3. The appellant craves leave for reserving the right to amend, modify, alter, add or forego any ground(s) of appeal at any time before or during the hearing of this appeal.”
None appeared on behalf of the assessee despite service of notice. The ld. DR filed the following written synopsis:-
“In the above case, for A.Y 2011-12 total income of the assessee included income of Rs. 106.18 crores. In this context, it is to bring to the kind notice that the AO added the said amount in A.Y 2010-11 and the Ld. CIT(A) confirmed the said addition. However, in the appellate order for A.Y 2011-12, the Ld. CIT(A) directed to exclude the said amount of Rs. 106.18 crore from to taxable income of the relevant A.Y 2011-12 on the ground that the addition of that amount was confirmed by him in A.Y 2010-11. In this connection, it is pertinent to mentioned that the assessee preferred and appeal against the order of the Ld. CIT(A) for A.Y 2010-11 before the Hon’ble ITAT. The Hon’ble ITAT in the order dated 23.02.2018 for A.Y 2010-11 directed that the said amount of 106.18 crore should be taxed in A.Y 2011-12 as offered by the assessee in its return of income and not in A.Y 2010-11. Copy of the above mentioned order of the ITAT is enclosed herewith for kind reference. Since the addition of Rs. 106.18 crore made in A.Y 2010-11 has already been deleted by the ITAT, the income of Rs. 106.18 crore shown by the assessee in its return of income for A.Y 2011-12 should be taxed and the direction of the Ld. CIT(A) to exclude the said amount from taxation in A.Y 2011-12 should be reversed.”

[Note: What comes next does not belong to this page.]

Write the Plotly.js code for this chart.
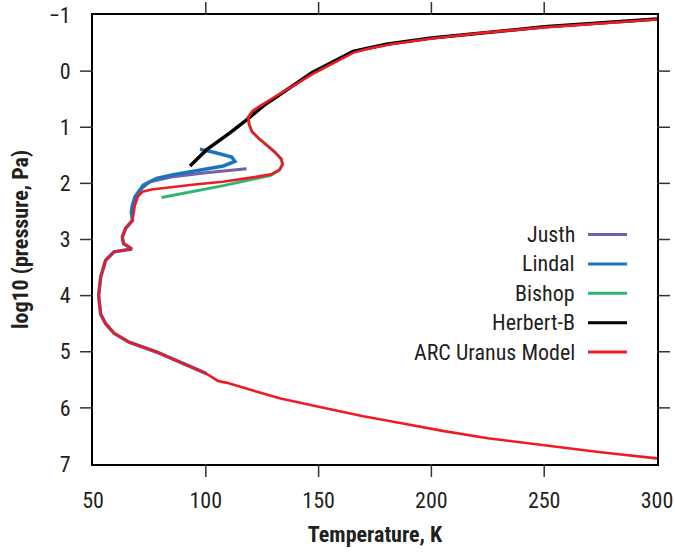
<!DOCTYPE html>
<html>
<head>
<meta charset="utf-8">
<script src="https://cdn.plot.ly/plotly-3.0.1.min.js"></script>
<style>html,body{margin:0;padding:0;background:#fff;}#chart{width:675px;height:552px;}</style>
</head>
<body>
<div id="chart"></div>
<script>
// ---- data ----
var seriesNames = ["Justh", "Lindal", "Bishop", "Herbert-B", "ARC Uranus Model"];
var seriesColors = ["#7560ad", "#1c75bc", "#2bb673", "#000000", "#ed1c24"];

var justhT = [68.0, 69.4, 70.8, 75.3, 85.6, 100.0, 118.1];
var justhP = [2.42, 2.29, 2.12, 1.97, 1.88, 1.81, 1.74];

var lindalT = [100.4, 98.6, 89.7, 77.9, 66.0, 59.3, 55.6, 53.4, 52.5, 53.4, 55.6, 59.3, 67.2, 63.5, 63.0, 64.5, 67.5, 67.0, 67.4, 68.6, 72.3, 78.2, 85.0, 93.0, 101.0, 107.8, 112.9, 111.5, 104.8, 97.4];
var lindalP = [5.39, 5.36, 5.20, 5.00, 4.83, 4.67, 4.50, 4.33, 4.00, 3.67, 3.37, 3.22, 3.17, 3.07, 2.95, 2.80, 2.66, 2.52, 2.40, 2.24, 2.03, 1.91, 1.85, 1.79, 1.74, 1.69, 1.61, 1.53, 1.46, 1.39];

var bishopT = [121.0, 118.8, 119.2, 120.5, 123.5, 127.0, 130.5, 133.5, 134.0, 132.7, 128.5, 107.8, 80.4];
var bishopP = [0.70, 0.82, 0.95, 1.08, 1.20, 1.32, 1.44, 1.57, 1.66, 1.76, 1.86, 2.04, 2.25];

var herbertT = [93.0, 100.4, 110.7, 118.1, 125.5, 147.0, 165.3, 180.0, 200.0, 250.0, 300.0];
var herbertP = [1.69, 1.40, 1.10, 0.87, 0.62, 0.03, -0.35, -0.48, -0.59, -0.79, -0.93];

var arcT = [300, 275, 250, 225, 200, 182, 172, 165.5, 147.5, 126.8, 121.0, 118.8, 119.2, 120.5, 123.5, 127.0, 130.5, 133.5, 134.0, 132.7, 129.0, 123.0, 107.5, 95.0, 85.3, 76.0, 71.9, 69.5, 68.5, 67.8, 67.5, 64.5, 63.0, 63.5, 67.2, 59.3, 55.6, 53.4, 52.5, 53.4, 55.6, 59.3, 66.0, 77.9, 89.7, 98.6, 101.5, 105.4, 109.0, 132.7, 150.0, 169.8, 185.0, 199.5, 205.0, 225.0, 250.0, 275.0, 300.0];
var arcP = [-0.92, -0.85, -0.78, -0.69, -0.58, -0.48, -0.40, -0.33, 0.05, 0.55, 0.70, 0.82, 0.95, 1.08, 1.20, 1.32, 1.44, 1.57, 1.66, 1.76, 1.84, 1.88, 1.97, 2.02, 2.06, 2.11, 2.15, 2.25, 2.40, 2.55, 2.66, 2.80, 2.95, 3.07, 3.17, 3.22, 3.37, 3.67, 4.00, 4.33, 4.50, 4.67, 4.83, 5.00, 5.20, 5.36, 5.42, 5.52, 5.55, 5.83, 5.98, 6.15, 6.26, 6.37, 6.41, 6.54, 6.67, 6.79, 6.90];

var xTickVals = [50, 100, 150, 200, 250, 300];
var yTickVals = [-1, 0, 1, 2, 3, 4, 5, 6, 7];
var xTitle = "Temperature, K";
var yTitle = "log10 (pressure, Pa)";

// ---- geometry ----
var FONT = "'Roboto Condensed', 'Liberation Sans Narrow', Roboto, sans-serif";
var TXT = "#231f20";
var W = 675, H = 552;
var PL = 93, PR = 657, PT = 15, PB = 464;     // main plot frame (px)
var TL = 13, TICKC = "#333", TICKW = 1.5;     // tick length / style
var OL = PL - TL, OR = PR + TL, OT = PT - TL, OB = PB + TL;   // outer box incl. ticks
var OW = OR - OL, OH = OB - OT;
var xMin = xTickVals[0], xMax = xTickVals[xTickVals.length - 1];
var yMin = yTickVals[0], yMax = yTickVals[yTickVals.length - 1];
var dx = (xMax - xMin) / (PR - PL), dy = (yMax - yMin) / (PB - PT);  // data units per px
function px2paperX(px) { return (px - OL) / OW; }
function px2paperY(py) { return (OB - py) / OH; }

var xs = [justhT, lindalT, bishopT, herbertT, arcT];
var ys = [justhP, lindalP, bishopP, herbertP, arcP];
var widths = [3, 3.5, 3, 3.5, 2.6];

var traces = seriesNames.map(function (n, i) {
  return {
    type: "scatter", mode: "lines", name: n,
    x: xs[i], y: ys[i],
    line: {color: seriesColors[i], width: widths[i]},
    showlegend: false, hoverinfo: "skip"
  };
});

// tick marks (inner values only, all four sides) drawn on an outer helper subplot
var tx = [], ty = [];
var xInner = xTickVals.slice(1, -1), yInner = yTickVals.slice(1, -1);
xInner.forEach(function (v) {
  tx.push(v, v, null, v, v, null);
  ty.push(yMax, yMax + TL * dy, null, yMin, yMin - TL * dy, null);
});
yInner.forEach(function (v) {
  tx.push(xMin, xMin - TL * dx, null, xMax, xMax + TL * dx, null);
  ty.push(v, v, null, v, v, null);
});
traces.push({type: "scatter", mode: "lines", x: tx, y: ty, xaxis: "x2", yaxis: "y2",
  line: {color: TICKC, width: TICKW}, showlegend: false, hoverinfo: "skip", cliponaxis: false});

var shapes = [];
var annotations = [];

// legend: names right-aligned with the line sample to their right
var legY0 = 234.5, legStep = 29.4, legTextRight = 577, legLine0 = 588, legLine1 = 627;
seriesNames.forEach(function (n, i) {
  var yy = px2paperY(legY0 + i * legStep);
  annotations.push({
    xref: "paper", yref: "paper", x: px2paperX(legTextRight), y: yy, text: n, showarrow: false,
    xanchor: "right", yanchor: "middle", font: {family: FONT, size: 22, color: TXT}
  });
  shapes.push({
    type: "line", xref: "paper", yref: "paper", x0: px2paperX(legLine0), x1: px2paperX(legLine1), y0: yy, y1: yy,
    line: {color: seriesColors[i], width: 3}
  });
});

var layout = {
  width: W, height: H,
  margin: {l: OL, r: W - OR, t: OT, b: H - OB, pad: 0},
  paper_bgcolor: "#ffffff", plot_bgcolor: "rgba(0,0,0,0)",
  showlegend: false,
  font: {family: FONT, size: 22, color: TXT},
  xaxis: {
    domain: [px2paperX(PL), px2paperX(PR)], anchor: "y",
    range: [xMin, xMax], autorange: false,
    tickmode: "array", tickvals: xTickVals,
    ticks: "outside", ticklen: 16, tickcolor: "rgba(0,0,0,0)",
    showline: true, linecolor: "#000", linewidth: 2, mirror: true,
    showgrid: false, zeroline: false, ticklabeloverflow: "allow",
    tickfont: {family: FONT, size: 22, color: TXT},
    title: {text: "<b>" + xTitle + "</b>", font: {family: FONT, size: 22, color: TXT}, standoff: 14}
  },
  yaxis: {
    domain: [px2paperY(PB), px2paperY(PT)], anchor: "x",
    range: [yMax, yMin], autorange: false,
    tickmode: "array", tickvals: yTickVals,
    ticks: "outside", ticklen: 16, tickcolor: "rgba(0,0,0,0)",
    showline: true, linecolor: "#000", linewidth: 2, mirror: true,
    showgrid: false, zeroline: false, ticklabeloverflow: "allow",
    tickfont: {family: FONT, size: 22, color: TXT},
    title: {text: "<b>" + yTitle + "</b>", font: {family: FONT, size: 22, color: TXT}, standoff: 14}
  },
  xaxis2: {domain: [0, 1], anchor: "y2", range: [xMin - TL * dx, xMax + TL * dx], autorange: false, visible: false},
  yaxis2: {domain: [0, 1], anchor: "x2", range: [yMax + TL * dy, yMin - TL * dy], autorange: false, visible: false},
  annotations: annotations,
  shapes: shapes
};

Plotly.newPlot("chart", traces, layout, {staticPlot: true, displayModeBar: false});
</script>
</body>
</html>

We have considered the arguments advanced by the ld. DR and perused the record. From the copy of the order of the Tribunal, we find the Tribunal has allowed the claim of the assessee by directing the Assessing Officer to delete the addition of Rs.106.18 crore, therefore, allowing the same in the impugned assessment year by the CIT(A) will amount to double deduction of the same amount. We, therefore, restore the issue to the file of the Assessing Officer with a direction to follow the order of the Tribunal in assessee’s own case for assessment year 2010-11 and decide the issue as per fact and law, after giving due opportunity of being heard to the assessee. We hold and direct accordingly. The grounds raised by the Revenue are accordingly allowed for statistical purposes.
In the result, the appeal filed by the Revenue is allowed for statistical purposes. The decision was pronounced in the open court on 09.08.2019.